» **Available records**
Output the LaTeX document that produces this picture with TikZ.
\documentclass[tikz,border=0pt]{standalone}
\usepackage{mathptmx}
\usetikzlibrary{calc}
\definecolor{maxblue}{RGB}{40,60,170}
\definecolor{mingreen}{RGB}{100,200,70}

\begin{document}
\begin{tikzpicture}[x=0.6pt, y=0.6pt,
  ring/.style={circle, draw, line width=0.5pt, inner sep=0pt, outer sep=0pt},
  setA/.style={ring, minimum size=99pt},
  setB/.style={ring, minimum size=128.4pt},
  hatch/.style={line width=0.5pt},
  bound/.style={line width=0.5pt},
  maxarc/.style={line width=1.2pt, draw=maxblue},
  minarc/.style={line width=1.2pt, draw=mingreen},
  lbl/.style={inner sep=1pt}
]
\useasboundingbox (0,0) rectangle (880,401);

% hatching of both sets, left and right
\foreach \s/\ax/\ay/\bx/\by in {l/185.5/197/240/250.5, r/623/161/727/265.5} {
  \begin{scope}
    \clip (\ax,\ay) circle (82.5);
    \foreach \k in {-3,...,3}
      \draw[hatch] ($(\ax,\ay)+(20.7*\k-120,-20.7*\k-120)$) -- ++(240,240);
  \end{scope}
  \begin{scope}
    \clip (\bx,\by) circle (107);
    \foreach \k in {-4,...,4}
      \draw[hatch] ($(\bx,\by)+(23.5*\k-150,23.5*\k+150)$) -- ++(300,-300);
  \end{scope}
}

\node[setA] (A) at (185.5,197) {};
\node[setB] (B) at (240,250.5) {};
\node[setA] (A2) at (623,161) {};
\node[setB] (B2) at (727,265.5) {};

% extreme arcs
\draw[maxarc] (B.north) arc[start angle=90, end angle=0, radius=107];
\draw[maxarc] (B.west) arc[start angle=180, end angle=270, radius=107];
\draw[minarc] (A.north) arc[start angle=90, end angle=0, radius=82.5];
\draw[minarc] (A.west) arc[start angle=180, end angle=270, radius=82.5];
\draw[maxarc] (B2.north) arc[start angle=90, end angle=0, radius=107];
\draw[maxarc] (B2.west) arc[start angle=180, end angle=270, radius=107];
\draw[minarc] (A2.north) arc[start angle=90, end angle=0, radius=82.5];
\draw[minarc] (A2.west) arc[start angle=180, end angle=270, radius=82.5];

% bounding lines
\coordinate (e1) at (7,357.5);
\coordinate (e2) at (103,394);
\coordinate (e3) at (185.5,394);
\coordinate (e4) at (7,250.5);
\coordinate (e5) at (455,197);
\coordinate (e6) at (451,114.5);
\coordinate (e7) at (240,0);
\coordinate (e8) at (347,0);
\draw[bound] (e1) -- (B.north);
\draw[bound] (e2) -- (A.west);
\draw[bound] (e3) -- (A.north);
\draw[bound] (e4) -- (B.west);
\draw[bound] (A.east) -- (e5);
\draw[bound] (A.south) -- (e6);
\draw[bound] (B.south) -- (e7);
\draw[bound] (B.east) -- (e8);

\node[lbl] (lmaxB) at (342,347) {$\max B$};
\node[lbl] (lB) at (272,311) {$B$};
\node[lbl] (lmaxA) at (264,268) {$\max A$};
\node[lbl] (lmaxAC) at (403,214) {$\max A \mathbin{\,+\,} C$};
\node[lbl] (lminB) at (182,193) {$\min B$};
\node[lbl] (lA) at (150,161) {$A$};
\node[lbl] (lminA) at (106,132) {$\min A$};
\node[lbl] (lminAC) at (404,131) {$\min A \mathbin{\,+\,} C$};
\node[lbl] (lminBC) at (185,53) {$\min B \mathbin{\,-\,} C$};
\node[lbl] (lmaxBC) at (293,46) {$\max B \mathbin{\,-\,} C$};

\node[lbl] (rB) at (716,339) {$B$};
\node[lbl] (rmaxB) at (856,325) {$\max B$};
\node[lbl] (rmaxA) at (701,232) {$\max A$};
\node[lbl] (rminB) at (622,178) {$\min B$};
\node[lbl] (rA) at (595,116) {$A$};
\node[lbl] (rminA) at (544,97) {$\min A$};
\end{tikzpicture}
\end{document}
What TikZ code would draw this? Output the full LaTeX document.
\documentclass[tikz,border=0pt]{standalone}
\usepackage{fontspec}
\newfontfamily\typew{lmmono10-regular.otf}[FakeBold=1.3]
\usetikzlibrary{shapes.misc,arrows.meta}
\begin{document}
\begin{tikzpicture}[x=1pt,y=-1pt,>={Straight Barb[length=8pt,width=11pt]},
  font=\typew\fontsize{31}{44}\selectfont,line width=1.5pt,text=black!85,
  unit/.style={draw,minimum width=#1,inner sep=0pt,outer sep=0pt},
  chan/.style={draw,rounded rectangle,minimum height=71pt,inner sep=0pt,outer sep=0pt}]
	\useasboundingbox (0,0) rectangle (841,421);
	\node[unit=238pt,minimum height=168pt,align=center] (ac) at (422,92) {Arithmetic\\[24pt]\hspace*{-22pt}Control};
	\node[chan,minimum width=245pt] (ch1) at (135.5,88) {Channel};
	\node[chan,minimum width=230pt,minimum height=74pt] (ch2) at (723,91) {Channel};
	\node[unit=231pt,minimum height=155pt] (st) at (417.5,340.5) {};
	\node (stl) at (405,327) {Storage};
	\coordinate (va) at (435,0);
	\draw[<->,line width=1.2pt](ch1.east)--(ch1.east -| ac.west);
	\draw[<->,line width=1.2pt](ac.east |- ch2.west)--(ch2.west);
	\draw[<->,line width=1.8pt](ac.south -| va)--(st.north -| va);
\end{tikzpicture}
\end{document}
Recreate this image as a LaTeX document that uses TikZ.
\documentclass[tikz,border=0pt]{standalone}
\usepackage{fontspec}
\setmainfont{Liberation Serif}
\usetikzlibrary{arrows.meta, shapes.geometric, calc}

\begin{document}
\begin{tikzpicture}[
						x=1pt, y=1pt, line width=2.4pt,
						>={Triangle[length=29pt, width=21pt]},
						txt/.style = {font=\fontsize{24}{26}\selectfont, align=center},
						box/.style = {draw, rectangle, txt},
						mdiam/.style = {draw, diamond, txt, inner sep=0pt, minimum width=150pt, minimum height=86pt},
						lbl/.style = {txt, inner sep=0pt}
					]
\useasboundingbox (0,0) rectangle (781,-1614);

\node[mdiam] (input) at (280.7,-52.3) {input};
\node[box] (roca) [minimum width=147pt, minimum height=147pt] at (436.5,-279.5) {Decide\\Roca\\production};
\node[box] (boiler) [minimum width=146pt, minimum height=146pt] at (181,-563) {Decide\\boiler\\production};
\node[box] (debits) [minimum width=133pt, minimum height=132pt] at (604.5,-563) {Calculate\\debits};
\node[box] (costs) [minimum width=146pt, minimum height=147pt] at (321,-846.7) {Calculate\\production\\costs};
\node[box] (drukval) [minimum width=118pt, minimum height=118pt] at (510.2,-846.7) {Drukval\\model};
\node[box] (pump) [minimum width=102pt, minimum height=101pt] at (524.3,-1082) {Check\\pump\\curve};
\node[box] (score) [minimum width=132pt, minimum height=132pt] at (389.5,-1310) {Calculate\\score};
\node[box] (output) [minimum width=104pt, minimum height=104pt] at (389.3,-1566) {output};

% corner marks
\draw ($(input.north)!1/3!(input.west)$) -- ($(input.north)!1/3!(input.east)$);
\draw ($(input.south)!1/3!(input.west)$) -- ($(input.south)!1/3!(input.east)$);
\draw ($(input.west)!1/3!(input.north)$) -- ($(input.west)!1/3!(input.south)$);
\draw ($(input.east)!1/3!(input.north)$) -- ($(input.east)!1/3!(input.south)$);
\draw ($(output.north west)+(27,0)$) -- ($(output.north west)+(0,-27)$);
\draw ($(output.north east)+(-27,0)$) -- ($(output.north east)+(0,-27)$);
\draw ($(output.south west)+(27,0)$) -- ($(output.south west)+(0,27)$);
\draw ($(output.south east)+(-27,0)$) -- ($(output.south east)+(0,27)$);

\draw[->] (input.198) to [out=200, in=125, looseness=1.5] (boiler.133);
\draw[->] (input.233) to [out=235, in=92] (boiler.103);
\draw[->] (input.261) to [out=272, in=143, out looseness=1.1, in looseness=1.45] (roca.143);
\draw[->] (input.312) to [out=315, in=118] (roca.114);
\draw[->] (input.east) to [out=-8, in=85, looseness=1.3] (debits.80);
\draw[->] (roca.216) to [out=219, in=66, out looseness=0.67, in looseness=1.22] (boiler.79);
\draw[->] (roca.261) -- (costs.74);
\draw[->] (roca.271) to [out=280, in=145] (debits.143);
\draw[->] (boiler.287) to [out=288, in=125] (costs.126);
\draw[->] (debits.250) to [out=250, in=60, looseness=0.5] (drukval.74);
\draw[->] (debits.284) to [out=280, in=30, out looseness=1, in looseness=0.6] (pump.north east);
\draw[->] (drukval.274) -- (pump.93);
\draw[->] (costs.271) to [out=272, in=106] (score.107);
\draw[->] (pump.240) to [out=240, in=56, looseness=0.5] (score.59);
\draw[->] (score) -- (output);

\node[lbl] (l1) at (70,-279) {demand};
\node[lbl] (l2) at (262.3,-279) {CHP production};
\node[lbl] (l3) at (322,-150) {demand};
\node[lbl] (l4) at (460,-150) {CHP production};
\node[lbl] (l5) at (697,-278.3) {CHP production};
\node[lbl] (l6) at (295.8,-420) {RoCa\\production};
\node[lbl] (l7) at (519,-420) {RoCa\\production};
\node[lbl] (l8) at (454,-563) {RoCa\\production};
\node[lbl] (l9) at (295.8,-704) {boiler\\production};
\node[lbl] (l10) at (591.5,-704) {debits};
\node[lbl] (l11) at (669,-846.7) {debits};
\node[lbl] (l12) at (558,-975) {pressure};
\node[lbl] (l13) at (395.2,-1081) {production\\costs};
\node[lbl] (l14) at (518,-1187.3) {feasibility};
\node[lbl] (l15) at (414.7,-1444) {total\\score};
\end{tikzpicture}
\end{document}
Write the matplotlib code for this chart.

» **What you should do**
Above are the records. Copy the lines beginning at the one that has "Recreate this image" and ending with the one that has "(0,0) rectangle (781,-1614);", unchanged.

» **Expected output**
Recreate this image as a LaTeX document that uses TikZ.
\documentclass[tikz,border=0pt]{standalone}
\usepackage{fontspec}
\setmainfont{Liberation Serif}
\usetikzlibrary{arrows.meta, shapes.geometric, calc}

\begin{document}
\begin{tikzpicture}[
						x=1pt, y=1pt, line width=2.4pt,
						>={Triangle[length=29pt, width=21pt]},
						txt/.style = {font=\fontsize{24}{26}\selectfont, align=center},
						box/.style = {draw, rectangle, txt},
						mdiam/.style = {draw, diamond, txt, inner sep=0pt, minimum width=150pt, minimum height=86pt},
						lbl/.style = {txt, inner sep=0pt}
					]
\useasboundingbox (0,0) rectangle (781,-1614);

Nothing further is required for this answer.